In the very early days of the Mary Rose, after Admiral Edward Howard had taken her as his flagship in April 1512, there was very little action. The Battle of St Matthieu in August provided some excitement for the fleet, but the rest was patrolling, and the occasional harassment of French fishing vessels.
In the September of that year, though, they drew the attention of the Regent of the Netherlands, Margaret of Savoy, who wrote to the Henry VIII himself for reparation be made to one Jacques Berenghier, a resident of ‘good repute’ of Lille (part of the Netherlands at this time, rather than France as it is now) who she claimed had been abducted and forced into service on an English warship, before being tortured, mutilated and threatened with hanging.
Berenghier was a master gunner on the Mary John, a 240 ton ship in Henry VIII’s fleet, who was accused of sabotage by the ship’s principal master gunner Christopher Gibson when he discovered stones wrapped in thick cord in some of the guns under Berenghier’s care, as well as some that were not. Had the guns been fired with these stones hidden within them, they would have misfired, and possibly even exploded. Further evidence for attempted sabotage was based on the presence of fine gunpowder and a striking iron concealed in his shoe, although a less suspicious mind might wonder if this wasn’t just either a convenient place to keep his striking iron, and if he wanted to hide gunpowder, why not just use the powder horn he would have carried as part of his job?

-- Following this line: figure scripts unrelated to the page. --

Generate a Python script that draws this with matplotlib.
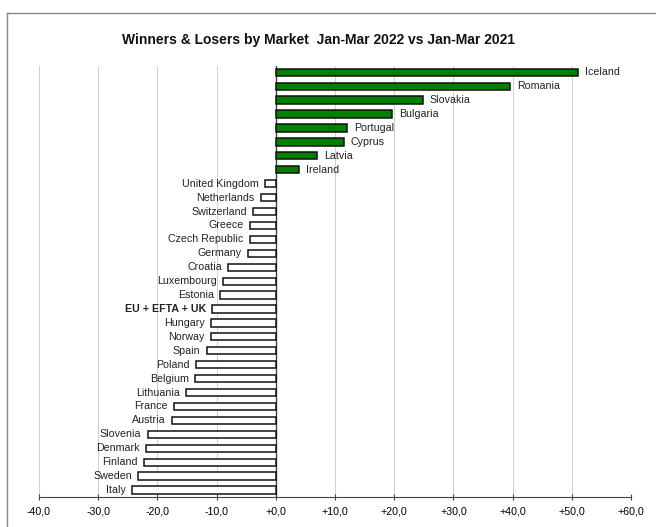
import matplotlib
matplotlib.use("Agg")
import matplotlib.pyplot as plt
from matplotlib.lines import Line2D
import numpy as np

plt.rcParams["font.family"] = ["Liberation Sans", "DejaVu Sans"]

markets = ["Iceland", "Romania", "Slovakia", "Bulgaria", "Portugal", "Cyprus", "Latvia", "Ireland",
           "United Kingdom", "Netherlands", "Switzerland", "Greece", "Czech Republic", "Germany",
           "Croatia", "Luxembourg", "Estonia", "EU + EFTA + UK", "Hungary", "Norway", "Spain",
           "Poland", "Belgium", "Lithuania", "France", "Austria", "Slovenia", "Denmark", "Finland",
           "Sweden", "Italy"]
change = [51.1, 39.6, 24.9, 19.7, 12.1, 11.5, 7.0, 4.0,
          -1.8, -2.5, -3.8, -4.3, -4.4, -4.7,
          -8.0, -8.9, -9.4, -10.7, -10.9, -11.0, -11.7,
          -13.5, -13.6, -15.1, -17.2, -17.5, -21.6, -21.9, -22.3,
          -23.2, -24.3]
xticks = [-40, -30, -20, -10, 0, 10, 20, 30, 40, 50, 60]

fig = plt.figure(figsize=(6.56, 5.27), dpi=100)
ax = fig.add_axes([39 / 656, 1 - 497 / 527, (631 - 39) / 656, (497 - 66) / 527])

y = np.arange(len(markets))
colors = ["#008000" if v > 0 else "white" for v in change]
ax.barh(y, change, height=0.52, color=colors, edgecolor="#111111", linewidth=1.1, zorder=3)

for yi, v, name in zip(y, change, markets):
    weight = "bold" if name == "EU + EFTA + UK" else "normal"
    if v > 0:
        ax.text(v + 1.1, yi, name, va="center", ha="left", fontsize=7.7, color="#222222", zorder=4)
    else:
        ax.text(v - 1.1, yi, name, va="center", ha="right", fontsize=7.7, color="#222222",
                fontweight=weight, zorder=4)

ax.set_xlim(-40, 60)
ax.set_ylim(len(markets) - 0.5, -0.45)
ax.set_xticks(xticks)
ax.set_xticklabels([("+" if t >= 0 else "") + f"{t:.1f}".replace(".", ",") for t in xticks], fontsize=7.7)
ax.set_yticks([])
ax.grid(axis="x", color="#d0d0d0", linewidth=0.7, zorder=0)
ax.axvline(0, color="#444444", linewidth=1.0, zorder=2)
for s in ["top", "left", "right"]:
    ax.spines[s].set_visible(False)
ax.spines["bottom"].set_color("#444444")
ax.tick_params(axis="x", direction="inout", length=5, color="#444444", pad=4)

fig.text(318 / 656, 1 - 40 / 527, "Winners & Losers by Market  Jan-Mar 2022 vs Jan-Mar 2021",
         ha="center", va="center", fontsize=10, fontweight="bold", color="#111111")

# outer frame
fig.add_artist(Line2D([7 / 656, 7 / 656], [0, 1 - 13 / 527], color="#888888", linewidth=1.0))
fig.add_artist(Line2D([7 / 656, 1], [1 - 13 / 527, 1 - 13 / 527], color="#888888", linewidth=1.0))

fig.savefig("out.png", dpi=100)
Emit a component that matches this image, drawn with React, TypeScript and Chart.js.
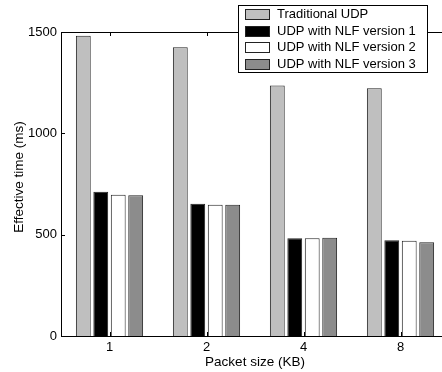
import React, { useEffect, useRef } from "react";
import { Chart, registerables } from "chart.js";

Chart.register(...registerables);

const categories = ["1", "2", "4", "8"];
const seriesNames = [
  "Traditional UDP",
  "UDP with NLF version 1",
  "UDP with NLF version 2",
  "UDP with NLF version 3",
];
const traditionalUDP = [1482, 1425, 1236, 1222];
const nlfVersion1 = [712, 653, 482, 472];
const nlfVersion2 = [697, 648, 482, 470];
const nlfVersion3 = [694, 647, 485, 462];
const yTicks = [0, 500, 1000, 1500];
const xTitle = "Packet size (KB)";
const yTitle = "Effective time (ms)";

const fills = ["#bfbfbf", "#000000", "#ffffff", "#8c8c8c"];
const FONT = "'Liberation Sans', Arial, Helvetica, sans-serif";

const framePlugin = {
  id: "frame",
  afterDraw(chart: any) {
    const ctx = chart.ctx;
    const { left, right, top, bottom } = chart.chartArea;
    const xs = chart.scales.x;
    const ys = chart.scales.y;
    ctx.save();
    ctx.strokeStyle = "#000";
    ctx.lineWidth = 1;
    ctx.beginPath();
    ctx.moveTo(left + 0.5, bottom + 0.5);
    ctx.lineTo(left + 0.5, top + 0.5);
    ctx.lineTo(right + 0.5, top + 0.5);
    ctx.moveTo(left + 0.5, bottom + 0.5);
    ctx.lineTo(right + 0.5, bottom + 0.5);
    const tl = 4;
    for (let i = 0; i < categories.length; i++) {
      const x = Math.round(xs.getPixelForValue(i)) + 0.5;
      ctx.moveTo(x, bottom);
      ctx.lineTo(x, bottom - tl);
      ctx.moveTo(x, top);
      ctx.lineTo(x, top + tl);
    }
    for (const v of yTicks) {
      const y = Math.round(ys.getPixelForValue(v)) + 0.5;
      ctx.moveTo(left, y);
      ctx.lineTo(left + tl, y);
    }
    ctx.stroke();

    // y title
    ctx.fillStyle = "#000";
    ctx.font = `13.5px ${FONT}`;
    ctx.textAlign = "center";
    ctx.textBaseline = "middle";
    ctx.save();
    ctx.translate(19, 177);
    ctx.rotate(-Math.PI / 2);
    ctx.fillText(yTitle, 0, 0);
    ctx.restore();

    // legend
    const bx = 238.5, by = 5.5, bw = 189, bh = 67;
    ctx.fillStyle = "#fff";
    ctx.fillRect(bx, by, bw, bh);
    ctx.strokeRect(bx, by, bw, bh);
    const rows = [14, 30.5, 47, 63.5];
    ctx.font = `13px ${FONT}`;
    ctx.textAlign = "left";
    ctx.textBaseline = "middle";
    for (let i = 0; i < seriesNames.length; i++) {
      const ry = rows[i];
      ctx.fillStyle = fills[i];
      ctx.fillRect(245.5, Math.round(ry - 5) + 0.5, 24, 10);
      ctx.strokeStyle = "#222";
      ctx.strokeRect(245.5, Math.round(ry - 5) + 0.5, 24, 10);
      ctx.fillStyle = "#000";
      ctx.fillText(seriesNames[i], 277, ry + 0.5);
    }
    ctx.restore();
  },
};

export default function App() {
  const ref = useRef<HTMLCanvasElement | null>(null);
  useEffect(() => {
    document.body.style.margin = "0";
    const canvas = ref.current!;
    const data = [traditionalUDP, nlfVersion1, nlfVersion2, nlfVersion3];
    const chart = new Chart(canvas, {
      type: "bar",
      data: {
        labels: categories,
        datasets: data.map((d, i) => ({
          label: seriesNames[i],
          data: d,
          backgroundColor: fills[i],
          borderColor: "#222",
          borderWidth: 1,
          categoryPercentage: 0.72,
          barPercentage: 0.85,
        })),
      },
      options: {
        responsive: false,
        animation: false,
        devicePixelRatio: 1,
        layout: { padding: { top: 32, right: 1, left: 0, bottom: 0 } },
        plugins: { legend: { display: false }, tooltip: { enabled: false } },
        scales: {
          x: {
            grid: { display: false, drawTicks: false },
            border: { display: false },
            ticks: { color: "#000", font: { family: FONT, size: 13 }, padding: 4, maxRotation: 0 },
            title: {
              display: true,
              text: xTitle,
              color: "#000",
              font: { family: FONT, size: 13.5 },
              padding: { top: 0, bottom: 2 },
            },
            afterFit: (s: any) => {
              s.height = 36;
            },
          },
          y: {
            min: 0,
            max: 1500,
            grid: { display: false, drawTicks: false },
            border: { display: false },
            afterBuildTicks: (s: any) => {
              s.ticks = yTicks.map((v) => ({ value: v }));
            },
            ticks: {
              color: "#000",
              font: { family: FONT, size: 13 },
              padding: 4,
              callback: (v: any) => String(v),
            },
            afterFit: (s: any) => {
              s.width = 61;
            },
          },
        },
      },
      plugins: [framePlugin],
    });
    return () => chart.destroy();
  }, []);
  return (
    <div style={{ width: 442, height: 372, overflow: "hidden", background: "#fff" }}>
      <canvas ref={ref} width={450} height={372} style={{ display: "block" }} />
    </div>
  );
}
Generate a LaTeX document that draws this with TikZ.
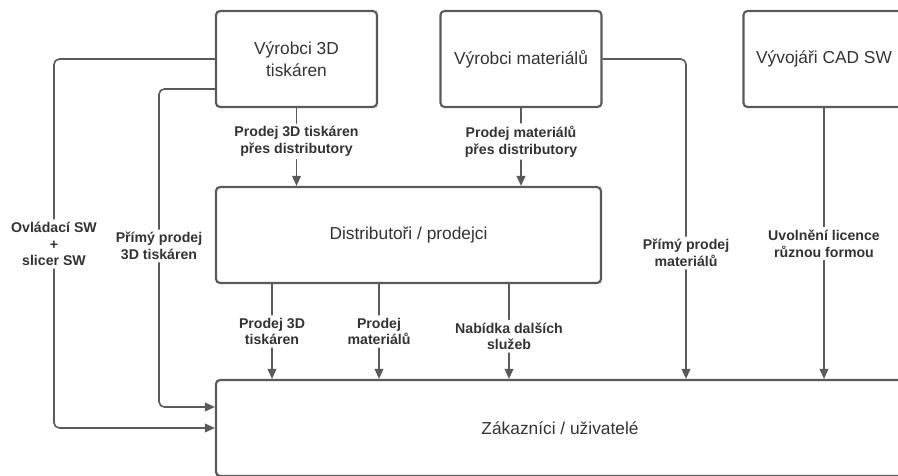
\documentclass[tikz,border=0pt]{standalone}
\usepackage{fontspec}
\setmainfont{Liberation Sans}
\usetikzlibrary{arrows.meta,calc}
\definecolor{linegray}{HTML}{5A5A5A}
\definecolor{textgray}{HTML}{333333}

\begin{document}
\begin{tikzpicture}[
   x=0.75pt, y=-0.75pt,
   every node/.style={text=textgray},
   box/.style={draw=linegray, line width=1.6pt, rounded corners=3pt,
      minimum width=161*0.75pt, minimum height=96*0.75pt, align=center,
      font=\fontsize{13}{16.5}\selectfont},
   flow/.style={draw=linegray, line width=1.2pt, rounded corners=4pt,
      -{Triangle[length=7.5pt,width=6.5pt]}},
   lbl/.style={fill=white, inner sep=2pt, align=center,
      font=\bfseries\fontsize{10.6}{12.5}\selectfont}]

\useasboundingbox (0,0) rectangle (898,475);
\clip (0,0) rectangle (898,475);

% boxes
\node[box] (v3d) at (296.5,59) {Výrobci 3D\\tiskáren};
\node[box] (mat) at (521,59) {Výrobci materiálů};
\node[box] (cad) at (824,59) {Vývojáři CAD SW};
\node[box, minimum width=385*0.75pt] (dist) at (408.5,235) {Distributoři / prodejci};
\node[box, minimum width=688*0.75pt] (zak) at (560,428) {Zákazníci / uživatelé};

% to distributors
\draw[flow] (v3d.south) -- node[lbl, pos=0.43] {Prodej 3D tiskáren\\přes distributory} (v3d.south |- dist.north);
\draw[flow] (mat.south) -- node[lbl, pos=0.43] {Prodej materiálů\\přes distributory} (mat.south |- dist.north);

% direct ways to customers
\draw[flow] (v3d.west) -| (54,244) node[lbl] {Ovládací SW\\+\\slicer SW} |- (zak.west);
\draw[flow] ($(v3d.west)+(0,30)$) -| (159,246) node[lbl] {Přímý prodej\\3D tiskáren} |- ($(zak.west)+(0,-21)$);
\draw[flow] (mat.east) -| (686,253) node[lbl] {Přímý prodej\\materiálů} -- (zak.north -| 686,0);
\draw[flow] (cad.south) -- node[lbl] {Uvolnění licence\\různou formou} (cad.south |- zak.north);

% from distributors
\draw[flow] (dist.south -| 272,0) -- node[lbl] {Prodej 3D\\tiskáren} (zak.north -| 272,0);
\draw[flow] (dist.south -| 379,0) -- node[lbl] {Prodej\\materiálů} (zak.north -| 379,0);
\draw[flow] (dist.south -| 509,0) -- node[lbl, pos=0.55] {Nabídka dalších\\služeb} (zak.north -| 509,0);

\end{tikzpicture}
\end{document}
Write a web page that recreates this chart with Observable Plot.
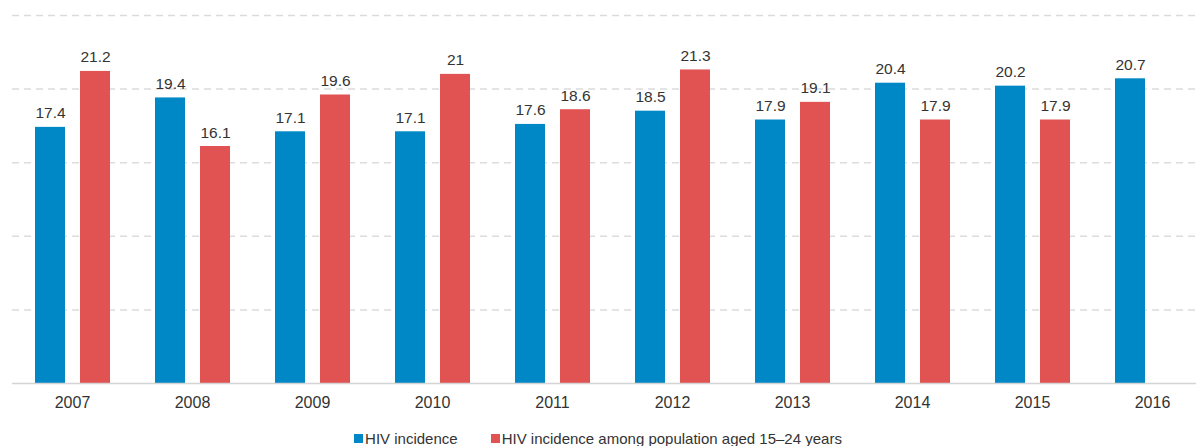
<!DOCTYPE html>
<html>
<head>
<meta charset="utf-8">
<script src="https://cdn.jsdelivr.net/npm/d3@7"></script>
<script src="https://cdn.jsdelivr.net/npm/@observablehq/plot@0.6"></script>
<style>
  html, body { margin: 0; padding: 0; background: #fff; }
  body { width: 1196px; height: 446px; overflow: hidden; font-family: "Liberation Sans", Arial, sans-serif; }
  #chart svg { display: block; }
  .legend { display: flex; justify-content: center; align-items: center; gap: 33px; font-size: 15px; color: #333; padding-top: 10px; line-height: 17px; }
  .legend span.item { display: flex; align-items: center; }
  .legend i { display: inline-block; width: 9px; height: 9px; margin-right: 2px; }
</style>
</head>
<body>
<div id="chart"></div>
<div class="legend" id="legend"></div>
<script>
// Yearly HIV incidence values, 2007–2016
const years = ["2007", "2008", "2009", "2010", "2011", "2012", "2013", "2014", "2015", "2016"];
const hivIncidence = [17.4, 19.4, 17.1, 17.1, 17.6, 18.5, 17.9, 20.4, 20.2, 20.7];
const youthIncidence = [21.2, 16.1, 19.6, 21, 18.6, 21.3, 19.1, 17.9, 17.9, null];
const seriesNames = ["HIV incidence", "HIV incidence among population aged 15\u201324 years"];
const gridValues = [5, 10, 15, 20, 25];

const colors = ["#0088c6", "#e15353"];

const total = years.map((year, i) => ({year, value: hivIncidence[i]}));
const youth = years.map((year, i) => ({year, value: youthIncidence[i]})).filter(d => d.value != null);

const labelStyle = {fontSize: 15.5, fill: "#333", textAnchor: "middle", lineAnchor: "bottom"};

const chart = Plot.plot({
  width: 1196,
  height: 420,
  marginTop: 15,
  marginBottom: 37,
  marginLeft: 12,
  marginRight: 0,
  style: {fontFamily: "Liberation Sans, Arial, sans-serif", background: "#fff"},
  x: {type: "band", domain: years, range: [12, 1212], padding: 0, axis: null, label: null},
  y: {domain: [0, 25], axis: null},
  marks: [
    Plot.ruleY(gridValues, {stroke: "#dcdcdc", strokeWidth: 1.5, strokeDasharray: "7,5"}),
    Plot.barY(total, {x: "year", y: "value", fill: colors[0], insetLeft: 23, insetRight: 67}),
    Plot.barY(youth, {x: "year", y: "value", fill: colors[1], insetLeft: 68, insetRight: 22}),
    Plot.text(total, {x: "year", y: "value", text: d => String(d.value), dx: -22, dy: -9, ...labelStyle}),
    Plot.text(youth, {x: "year", y: "value", text: d => String(d.value), dx: 23, dy: -9, ...labelStyle}),
    Plot.ruleY([0], {stroke: "#d4d4d4", strokeWidth: 1.5}),
    Plot.axisX({domain: years, tickSize: 0, tickPadding: 13, fontSize: 16, color: "#333", label: null})
  ]
});
document.getElementById("chart").appendChild(chart);

// Legend below the plot
const legend = document.getElementById("legend");
seriesNames.forEach((name, i) => {
  const item = document.createElement("span");
  item.className = "item";
  const swatch = document.createElement("i");
  swatch.style.background = colors[i];
  item.appendChild(swatch);
  item.appendChild(document.createTextNode(name));
  legend.appendChild(item);
});
</script>
</body>
</html>
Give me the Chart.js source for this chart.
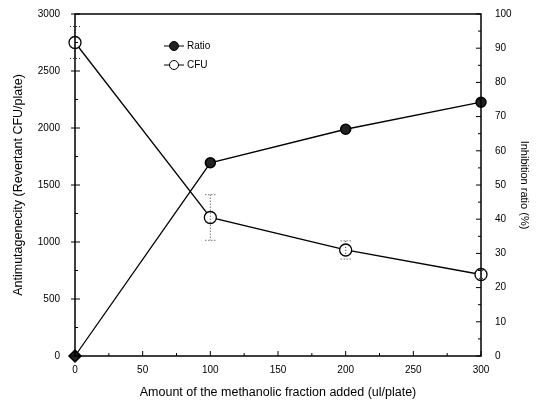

Unfortunately for Berenghier, after a grilling by Admiral Edward Howard on board the Mary Rose, he was returned to the Mary John, where he was tortured for more information, to the extent that he apparently lost a foot. This barbaric act got a confession out of Berenghier, who was sentenced to have his ears cut off and discharged from service.
Was this fair? If Berenghier had been forced into service, perhaps he did sabotage the Mary John as revenge? However, the fact that it wasn’t just his guns that were affected (and would you rig a gun you were going to use to explode?) could mean that anybody could have committed the act. The Regent of Savoy refers to him being “taken for a Frenchman because he spoke the language”, so maybe when attempted sabotage took place, the nearest foreigner became the obvious suspect. Wouldn’t be the first or last time that happened.
Then again, if he was innocent, why did he confess? If he'd continued to plead not guilty, he'd have been let off, wouldn't he? Well, it’s easy to get people to confess to anything under torture, and Berenghier’s appears to have been very severe. Under those conditions, he never stood a chance, and confessing must have seemed like the only way to stop it. this is why most modern intelligence agencies don't accept information extracted under torture; it's not necessarily the truth, just what the victim thinks you want to hear.
We’d like to say this had a happy ending, but sadly there’s no sign of any reparations. An inquiry by the Admiralty claimed that what had happened to Berenghier was all done legally, so presumably no compensation was made. We don’t know what happened to him, but since the story made it to the Regent of the Netherlands he must have found someone important to make his case to her. It’s unlikely he went back to sea though, or trusted the English legal system again.